◆ GIVEN PROBLEM
Extract the opening line of the entries and every line after it, stopping at and including the line that contains "const font = 'Liberation". Do not include pictures.

◆ DATA FOR PROCESSING
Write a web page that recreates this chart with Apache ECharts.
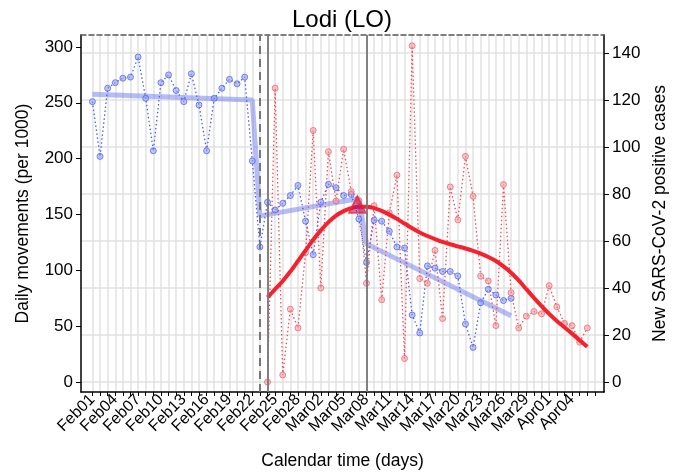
<!DOCTYPE html>
<html>
<head>
<meta charset="utf-8">
<script src="https://cdn.jsdelivr.net/npm/echarts@6/dist/echarts.min.js"></script>
<style>
  html, body { margin: 0; padding: 0; background: #fff; }
  #chart { width: 684px; height: 475px; }
</style>
</head>
<body>
<div id="chart"></div>
<script>
// day index: 0 = Feb01 (2020), 29 = Mar01, 60 = Apr01
const tickDays = [0, 3, 6, 9, 12, 15, 18, 21, 24, 27, 30, 33, 36, 39, 42, 45, 48, 51, 54, 57, 60, 63];
const tickLabels = ['Feb01', 'Feb04', 'Feb07', 'Feb10', 'Feb13', 'Feb16', 'Feb19', 'Feb22', 'Feb25', 'Feb28',
  'Mar02', 'Mar05', 'Mar08', 'Mar11', 'Mar14', 'Mar17', 'Mar20', 'Mar23', 'Mar26', 'Mar29', 'Apr01', 'Apr04'];

// daily movements (per 1000), starting Feb01
const movementStart = 0;
const movements = [251, 202, 263, 268, 272, 273, 291, 254, 207, 268, 275, 261, 251, 276, 248, 207, 254, 263, 271, 267,
  273, 198, 121, 161, 154, 160, 167, 176, 144, 114, 161, 177, 174, 167, 168, 146, 107, 145, 144, 135,
  121, 120, 60, 44, 104, 102, 99, 99, 95, 52, 31, 71, 83, 78, 73, 75];

// piecewise fit of movements: [day, value]
const movementFit = [[0, 257.7], [21, 252.4], [22, 148.8], [35, 164.3], [36, 123.7], [55, 59.3]];

// new positive cases, starting Feb24
const casesStart = 23;
const cases = [0, 125, 3, 31, 23, 55, 107, 40, 98, 77, 99, 81, 77, 42, 75, 35, 72, 88, 10, 143,
  44, 42, 56, 27, 83, 69, 96, 79, 45, 43, 24, 84, 38, 23, 28, 30, 29, 41, 32, 25, 24, 17, 23];

// smoothed fit of cases, starting Feb24
const casesFit = [36, 39.5, 43, 47, 51.5, 56, 60.5, 64.5, 68, 70.8, 72.7, 74, 74.6, 74.6, 74, 72.8, 71.2, 69.4, 67.4, 65.4,
  63.6, 62.1, 60.8, 59.6, 58.6, 57.7, 56.8, 55.8, 54.6, 53.2, 51.5, 49.2, 46.5, 43.2, 39.5, 35.8, 32.3, 29, 26, 23.3,
  20.6, 17.8, 15];

const peakPoint = [[34.8, 75.5]];
const dashedDays = [22];
const solidDays = [23, 36];

const leftTicks = [0, 50, 100, 150, 200, 250, 300];
const rightTicks = [0, 20, 40, 60, 80, 100, 120, 140];
const allDays = Array.from({ length: 67 }, (_, i) => i);

const withDays = (arr, start) => arr.map((v, i) => [start + i, v]);

const chart = echarts.init(document.getElementById('chart'));
const font = 'Liberation Sans, Arial, sans-serif';

const option = {
  animation: false,
  title: {
    text: 'Lodi (LO)',
    left: 'center',
    top: 3,
    textStyle: { fontFamily: font, fontSize: 24, fontWeight: 'normal', color: '#000' }
  },
  grid: { left: 81, right: 80, top: 35, bottom: 81 },
  xAxis: [{
    type: 'value',
    min: -1.5,
    max: 67.2,
    name: 'Calendar time (days)',
    nameLocation: 'middle',
    nameGap: 60,
    nameTextStyle: { fontFamily: font, fontSize: 17.5, color: '#000' },
    axisLine: { show: true, onZero: false, lineStyle: { color: '#000', width: 1.5 } },
    axisTick: { show: true, length: 4, customValues: allDays, lineStyle: { color: '#000' } },
    axisLabel: {
      customValues: tickDays,
      rotate: 45,
      margin: 5,
      fontFamily: font,
      fontSize: 16,
      color: '#000',
      formatter: (v) => tickLabels[tickDays.indexOf(v)] || ''
    },
    splitLine: { show: true, customValues: allDays, lineStyle: { color: '#e2e2e2', width: 1.5 } }
  }, {
    type: 'value',
    position: 'top',
    min: -1.5,
    max: 67.2,
    axisLine: { show: true, onZero: false, lineStyle: { color: '#555', width: 1.5, type: [5, 3] } },
    axisTick: { show: false },
    axisLabel: { show: false },
    splitLine: { show: false }
  }],
  yAxis: [{
    type: 'value',
    min: -8.9,
    max: 310.7,
    name: 'Daily movements (per 1000)',
    nameLocation: 'middle',
    nameGap: 49,
    nameTextStyle: { fontFamily: font, fontSize: 17.5, color: '#000' },
    axisLine: { show: true, onZero: false, lineStyle: { color: '#000', width: 1.5 } },
    axisTick: { show: true, length: 5, customValues: leftTicks, lineStyle: { color: '#000' } },
    axisLabel: { customValues: leftTicks, fontFamily: font, fontSize: 17, color: '#000', margin: 8 },
    splitLine: { show: false }
  }, {
    type: 'value',
    min: -4.23,
    max: 147.6,
    position: 'right',
    name: 'New SARS-CoV-2 positive cases',
    nameLocation: 'middle',
    nameGap: 47,
    nameRotate: 90,
    nameTextStyle: { fontFamily: font, fontSize: 17.5, color: '#000' },
    axisLine: { show: true, onZero: false, lineStyle: { color: '#000', width: 1.5 } },
    axisTick: { show: true, length: 5, customValues: rightTicks, lineStyle: { color: '#000' } },
    axisLabel: { customValues: rightTicks, fontFamily: font, fontSize: 17, color: '#000', margin: 8 },
    splitLine: { show: true, customValues: rightTicks, lineStyle: { color: '#e2e2e2', width: 1.5 } }
  }],
  series: [
    {
      name: 'movement fit',
      type: 'line',
      yAxisIndex: 0,
      data: movementFit,
      symbol: 'none',
      lineStyle: { color: 'rgba(120,135,240,0.55)', width: 5 },
      z: 2,
      markLine: {
        silent: true,
        symbol: 'none',
        label: { show: false },
        data: [
          ...dashedDays.map(d => ({ xAxis: d, lineStyle: { color: '#777', width: 2, type: [8, 5] } })),
          ...solidDays.map(d => ({ xAxis: d, lineStyle: { color: '#777', width: 1.8, type: 'solid' } }))
        ]
      }
    },
    {
      name: 'movements',
      type: 'line',
      yAxisIndex: 0,
      data: withDays(movements, movementStart),
      symbol: 'circle',
      symbolSize: 6,
      lineStyle: { color: '#4b5ff0', width: 1.3, type: [1.5, 2.5] },
      itemStyle: { color: 'rgba(140,155,245,0.55)', borderColor: 'rgba(80,100,240,0.75)', borderWidth: 1 },
      z: 3
    },
    {
      name: 'cases',
      type: 'line',
      yAxisIndex: 1,
      data: withDays(cases, casesStart),
      symbol: 'circle',
      symbolSize: 6,
      lineStyle: { color: '#f0505c', width: 1.3, type: [1.5, 2.5] },
      itemStyle: { color: 'rgba(245,150,158,0.55)', borderColor: 'rgba(240,100,110,0.75)', borderWidth: 1 },
      z: 3
    },
    {
      name: 'cases fit',
      type: 'line',
      yAxisIndex: 1,
      data: withDays(casesFit, casesStart),
      symbol: 'none',
      smooth: 0.3,
      lineStyle: { color: '#f5222d', width: 4 },
      z: 4
    },
    {
      name: 'peak',
      type: 'scatter',
      yAxisIndex: 1,
      data: peakPoint,
      symbol: 'triangle',
      symbolSize: 17,
      itemStyle: { color: 'rgba(180,25,100,0.75)', borderColor: '#f5222d', borderWidth: 1.5 },
      z: 5
    }
  ]
};

chart.setOption(option);
</script>
</body>
</html>
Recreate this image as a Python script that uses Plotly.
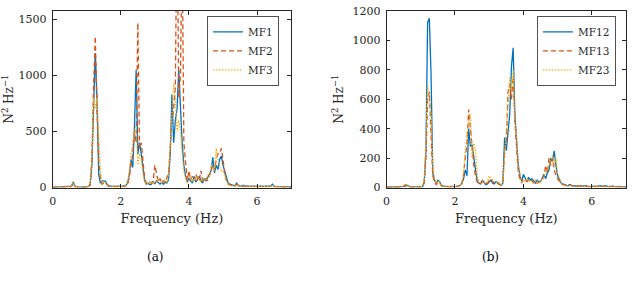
import numpy as np
import plotly.graph_objects as go

# Frequency grid (Hz), 0.05 Hz step
freq = np.round(np.arange(0, 7.0001, 0.05), 2)

# Panel (a)
mf1 = [2,3,2,4,3,5,3,4,6,5,
       8,12,50,15,6,4,3,3,4,3,
       5,8,30,200,700,1200,800,120,40,60,
       60,55,25,15,12,10,8,10,12,8,
       10,12,15,20,40,120,250,180,550,1050,
       300,400,300,150,60,30,40,25,30,50,
       35,60,40,30,45,30,50,40,70,300,
       830,400,600,700,1050,700,400,200,100,50,
       80,60,40,100,50,70,100,60,40,80,
       60,90,120,150,270,130,200,160,250,280,
       200,150,80,40,30,25,20,15,40,20,
       15,12,20,10,15,12,10,8,12,10,
       8,10,12,8,10,12,8,10,15,30,
       10,8,12,10,8,6,8,7,6,5,
       5]
mf2 = [3,2,4,3,2,4,5,3,4,5,
       6,10,35,12,5,3,4,2,3,4,
       4,6,20,250,900,1350,700,250,80,30,
       40,35,20,10,15,8,10,6,8,10,
       8,10,12,15,30,90,200,300,500,400,
       1470,350,400,200,80,40,30,50,40,60,
       200,120,50,80,40,60,40,90,120,350,
       600,700,900,2500,800,1000,2200,400,200,60,
       150,70,100,60,120,80,60,150,50,70,
       80,60,100,150,200,150,250,300,300,350,
       250,120,60,30,25,20,15,20,30,15,
       12,15,10,12,8,10,12,8,10,8,
       10,8,12,10,8,10,12,8,12,20,
       8,10,6,8,10,6,5,8,6,5,
       4]
mf3 = [2,3,3,2,4,3,4,5,4,6,
       8,15,40,10,5,4,3,4,3,4,
       5,10,40,250,800,700,800,400,150,40,
       50,40,20,12,10,12,8,10,8,10,
       10,12,18,25,50,150,300,400,500,550,
       200,300,250,120,50,40,30,40,50,30,
       60,40,80,50,40,70,60,50,100,400,
       600,930,800,500,600,500,300,150,80,40,
       60,100,50,80,60,100,70,50,90,60,
       70,120,100,200,180,150,350,250,200,150,
       150,100,60,30,20,25,15,12,20,15,
       12,10,15,8,12,10,8,10,12,8,
       10,8,10,12,8,10,8,12,10,15,
       8,10,8,6,8,7,6,5,6,5,
       4]

# Panel (b)
mf12 = [2,3,2,3,2,3,4,3,4,5,
        6,10,15,8,5,4,3,3,4,3,
        4,6,30,250,1120,1150,770,100,50,30,
        50,40,15,10,8,6,5,6,8,5,
        6,8,10,15,30,60,120,80,400,280,
        290,200,100,40,30,25,50,30,20,25,
        40,50,30,25,40,30,20,15,30,340,
        250,400,500,820,950,500,300,150,80,40,
        90,60,40,70,50,60,40,30,50,40,
        40,60,90,60,100,120,200,180,250,150,
        80,60,30,25,20,15,12,20,15,10,
        12,10,8,10,12,8,15,10,8,6,
        8,10,6,8,10,12,8,10,12,8,
        6,8,10,6,5,8,6,5,4,5,
        4]
mf13 = [2,2,3,2,3,4,3,4,5,6,
        8,20,12,6,4,3,3,2,3,4,
        5,8,40,200,600,650,400,80,40,20,
        40,30,12,8,6,5,6,5,6,5,
        5,8,10,12,25,80,200,300,530,400,
        250,150,80,40,20,30,40,35,25,30,
        50,60,40,30,35,25,20,20,40,250,
        300,650,700,600,750,450,250,100,60,30,
        60,50,40,50,40,50,30,40,30,35,
        40,50,80,150,100,200,150,200,120,80,
        60,40,25,20,15,12,10,15,12,8,
        10,8,10,12,8,10,8,6,8,6,
        8,6,10,8,6,8,10,6,8,6,
        6,5,8,6,5,6,5,4,5,4,
        4]
mf23 = [2,3,2,3,3,4,4,3,5,6,
        10,25,15,8,5,4,3,3,4,4,
        5,10,50,300,700,600,500,150,60,30,
        45,35,15,10,8,6,6,6,7,6,
        6,8,12,15,30,100,250,350,450,500,
        200,300,250,80,40,35,50,40,30,40,
        80,60,50,40,30,40,25,20,35,200,
        400,600,750,650,800,450,350,150,80,40,
        50,40,60,40,50,40,30,50,35,30,
        45,60,70,100,120,150,180,220,150,200,
        100,60,30,20,15,12,10,12,10,8,
        10,12,8,10,8,12,10,8,6,8,
        6,8,10,6,8,6,8,10,6,5,
        6,5,6,5,4,6,5,4,5,4,
        4]

x_ticks = [0, 2, 4, 6]
ya_ticks = [0, 500, 1000, 1500]
yb_ticks = [0, 200, 400, 600, 800, 1000, 1200]

C1, C2, C3 = "#0072BD", "#D95319", "#EDB120"
FONT = "DejaVu Serif, serif"
TXT = "#262626"

fig = go.Figure()
styles = [(C1, "solid"), (C2, "5px,3px"), (C3, "1.5px,1.5px")]
for (name, y), (c, d) in zip([("MF1", mf1), ("MF2", mf2), ("MF3", mf3)], styles):
    fig.add_trace(go.Scatter(x=freq, y=y, name=name, mode="lines",
                             line=dict(color=c, dash=d, width=1.3),
                             xaxis="x", yaxis="y", legend="legend"))
for (name, y), (c, d) in zip([("MF12", mf12), ("MF13", mf13), ("MF23", mf23)], styles):
    fig.add_trace(go.Scatter(x=freq, y=y, name=name, mode="lines",
                             line=dict(color=c, dash=d, width=1.3),
                             xaxis="x2", yaxis="y2", legend="legend2"))

W, H = 634, 292
xa = (49 / W, 289 / W)
xb = (385 / W, 626 / W)
yd = ((H - 190) / H, (H - 5) / H)

axcommon = dict(showline=True, linecolor=TXT, linewidth=0.8, mirror="ticks",
                ticks="inside", ticklen=4, tickwidth=0.8, tickcolor=TXT,
                showgrid=False, zeroline=False, ticklabelstandoff=3,
                ticklabeloverflow="allow",
                tickfont=dict(family=FONT, size=11, color=TXT))
xtitle = dict(text="Frequency (Hz)", font=dict(family=FONT, size=13, color=TXT), standoff=7)
ytitle = dict(text="N<sup>2</sup> Hz<sup>−1</sup>", font=dict(family=FONT, size=12, color=TXT), standoff=6)

legcommon = dict(bgcolor="white", bordercolor=TXT, borderwidth=0.8,
                 font=dict(family=FONT, size=10.5, color=TXT),
                 xanchor="right", yanchor="top", tracegroupgap=0, itemwidth=30)

fig.update_layout(
    width=W, height=H, margin=dict(l=0, r=0, t=0, b=0),
    paper_bgcolor="white", plot_bgcolor="white",
    xaxis=dict(domain=xa, range=[0, 7], tickvals=x_ticks, title=xtitle, anchor="y", **axcommon),
    yaxis=dict(domain=yd, range=[0, 1577], tickvals=ya_ticks, title=ytitle, anchor="x", **axcommon),
    xaxis2=dict(domain=xb, range=[0, 7], tickvals=x_ticks, title=xtitle, anchor="y2", **axcommon),
    yaxis2=dict(domain=yd, range=[0, 1201], tickvals=yb_ticks, title=ytitle, anchor="x2", **axcommon),
    legend=dict(x=277 / W, y=(H - 11) / H, **legcommon),
    legend2=dict(x=616 / W, y=(H - 11) / H, **legcommon),
    showlegend=True,
)

fig.add_annotation(text="(a)", x=152 / W, y=(H - 263) / H, xref="paper", yref="paper",
                   xanchor="center", yanchor="middle",
                   showarrow=False, font=dict(family=FONT, size=12, color="black"))
fig.add_annotation(text="(b)", x=490 / W, y=(H - 263) / H, xref="paper", yref="paper",
                   xanchor="center", yanchor="middle",
                   showarrow=False, font=dict(family=FONT, size=12, color="black"))

fig.write_html("out.html")
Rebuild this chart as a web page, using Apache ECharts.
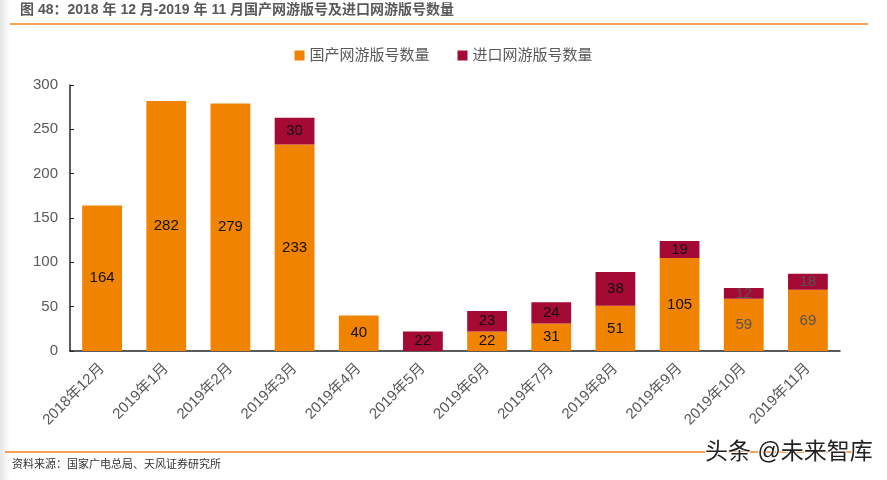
<!DOCTYPE html>
<html>
<head>
<meta charset="utf-8">
<script src="https://cdn.jsdelivr.net/npm/echarts@6/dist/echarts.min.js"></script>
<style>
  html, body { margin: 0; padding: 0; background: #fff; }
  #chart { width: 887px; height: 480px; }
</style>
</head>
<body>
<div id="chart"></div>
<script>
const months = ['2018年12月', '2019年1月', '2019年2月', '2019年3月', '2019年4月', '2019年5月',
  '2019年6月', '2019年7月', '2019年8月', '2019年9月', '2019年10月', '2019年11月'];
const domestic = [164, 282, 279, 233, 40, 0, 22, 31, 51, 105, 59, 69];
const imported = [0, 0, 0, 30, 0, 22, 23, 24, 38, 19, 12, 18];
const yTicks = [0, 50, 100, 150, 200, 250, 300];

const font = '"Liberation Sans", "Noto Sans CJK SC", sans-serif';
const chart = echarts.init(document.getElementById('chart'));

// zero values get no label
const hideZero = function (p) {
  return p.value === 0 ? '' : p.value;
};

chart.setOption({
  animation: false,
  textStyle: { fontFamily: font },
  grid: { left: 70, right: 47, top: 85, bottom: 129 },
  legend: {
    top: 43,
    left: 'center',
    itemWidth: 10,
    itemHeight: 10,
    itemGap: 28,
    icon: 'rect',
    textStyle: { fontSize: 15, color: '#595959', fontFamily: font },
    data: ['国产网游版号数量', '进口网游版号数量']
  },
  xAxis: {
    type: 'category',
    data: months,
    axisLine: { lineStyle: { color: '#262626', width: 1.5 } },
    axisTick: { show: false },
    axisLabel: {
      rotate: 45,
      interval: 0,
      fontSize: 15,
      color: '#595959',
      margin: 15
    }
  },
  yAxis: {
    type: 'value',
    min: yTicks[0],
    max: yTicks[yTicks.length - 1],
    interval: 50,
    splitLine: { show: false },
    axisLine: { show: true, lineStyle: { color: '#262626', width: 1.5 } },
    axisTick: { show: true, inside: true, length: 4, lineStyle: { color: '#262626' } },
    axisLabel: { fontSize: 15, color: '#595959', margin: 12 }
  },
  series: [
    {
      name: '国产网游版号数量',
      type: 'bar',
      stack: 'total',
      barWidth: '62%',
      itemStyle: { color: '#F08300' },
      label: {
        show: true,
        position: 'inside',
        fontSize: 15,
        color: '#111',
        formatter: hideZero
      },
      data: domestic.map(function (v, i) {
        return i >= 10 ? { value: v, label: { color: '#555' } } : v;
      })
    },
    {
      name: '进口网游版号数量',
      type: 'bar',
      stack: 'total',
      itemStyle: { color: '#A50A35' },
      label: {
        show: true,
        position: 'inside',
        fontSize: 15,
        color: '#111',
        formatter: hideZero
      },
      data: imported.map(function (v, i) {
        return i >= 10 ? { value: v, label: { color: '#555' } } : v;
      })
    }
  ],
  graphic: [
    {
      type: 'rect',
      left: 0, top: 0,
      shape: { width: 10, height: 480 },
      style: {
        fill: new echarts.graphic.LinearGradient(0, 0, 1, 0, [
          { offset: 0, color: '#e6e6e6' },
          { offset: 1, color: '#ffffff' }
        ])
      },
      z: -1
    },
    {
      type: 'text',
      left: 20, top: 3,
      style: {
        text: '图 48：2018 年 12 月-2019 年 11 月国产网游版号及进口网游版号数量',
        fontSize: 14,
        fontWeight: 'bold',
        fill: '#595959',
        fontFamily: font
      }
    },
    {
      type: 'line',
      shape: { x1: 10, y1: 24, x2: 868, y2: 24 },
      style: { stroke: '#F5821F', lineWidth: 1.5 }
    },
    {
      type: 'line',
      shape: { x1: 5, y1: 452, x2: 870, y2: 452 },
      style: { stroke: '#F5821F', lineWidth: 1.5 }
    },
    {
      type: 'text',
      left: 12, top: 459,
      style: {
        text: '资料来源：国家广电总局、天风证券研究所',
        fontSize: 11,
        fill: '#333',
        fontFamily: font
      }
    },
    {
      type: 'text',
      left: 704, top: 440,
      style: {
        text: '头条 @未来智库',
        fontSize: 23,
        fill: '#222',
        stroke: '#fff',
        lineWidth: 2,
        fontFamily: font
      },
      z: 10
    }
  ]
});
</script>
</body>
</html>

◆ THE SOLUTION
Write a web page that recreates this chart with Apache ECharts.
<!DOCTYPE html>
<html>
<head>
<meta charset="utf-8">
<script src="https://cdn.jsdelivr.net/npm/echarts@6/dist/echarts.min.js"></script>
<style>
  html, body { margin: 0; padding: 0; background: #fff; }
  #chart { width: 684px; height: 475px; }
</style>
</head>
<body>
<div id="chart"></div>
<script>
// day index: 0 = Feb01 (2020), 29 = Mar01, 60 = Apr01
const tickDays = [0, 3, 6, 9, 12, 15, 18, 21, 24, 27, 30, 33, 36, 39, 42, 45, 48, 51, 54, 57, 60, 63];
const tickLabels = ['Feb01', 'Feb04', 'Feb07', 'Feb10', 'Feb13', 'Feb16', 'Feb19', 'Feb22', 'Feb25', 'Feb28',
  'Mar02', 'Mar05', 'Mar08', 'Mar11', 'Mar14', 'Mar17', 'Mar20', 'Mar23', 'Mar26', 'Mar29', 'Apr01', 'Apr04'];

// daily movements (per 1000), starting Feb01
const movementStart = 0;
const movements = [251, 202, 263, 268, 272, 273, 291, 254, 207, 268, 275, 261, 251, 276, 248, 207, 254, 263, 271, 267,
  273, 198, 121, 161, 154, 160, 167, 176, 144, 114, 161, 177, 174, 167, 168, 146, 107, 145, 144, 135,
  121, 120, 60, 44, 104, 102, 99, 99, 95, 52, 31, 71, 83, 78, 73, 75];

// piecewise fit of movements: [day, value]
const movementFit = [[0, 257.7], [21, 252.4], [22, 148.8], [35, 164.3], [36, 123.7], [55, 59.3]];

// new positive cases, starting Feb24
const casesStart = 23;
const cases = [0, 125, 3, 31, 23, 55, 107, 40, 98, 77, 99, 81, 77, 42, 75, 35, 72, 88, 10, 143,
  44, 42, 56, 27, 83, 69, 96, 79, 45, 43, 24, 84, 38, 23, 28, 30, 29, 41, 32, 25, 24, 17, 23];

// smoothed fit of cases, starting Feb24
const casesFit = [36, 39.5, 43, 47, 51.5, 56, 60.5, 64.5, 68, 70.8, 72.7, 74, 74.6, 74.6, 74, 72.8, 71.2, 69.4, 67.4, 65.4,
  63.6, 62.1, 60.8, 59.6, 58.6, 57.7, 56.8, 55.8, 54.6, 53.2, 51.5, 49.2, 46.5, 43.2, 39.5, 35.8, 32.3, 29, 26, 23.3,
  20.6, 17.8, 15];

const peakPoint = [[34.8, 75.5]];
const dashedDays = [22];
const solidDays = [23, 36];

const leftTicks = [0, 50, 100, 150, 200, 250, 300];
const rightTicks = [0, 20, 40, 60, 80, 100, 120, 140];
const allDays = Array.from({ length: 67 }, (_, i) => i);

const withDays = (arr, start) => arr.map((v, i) => [start + i, v]);

const chart = echarts.init(document.getElementById('chart'));
const font = 'Liberation Sans, Arial, sans-serif';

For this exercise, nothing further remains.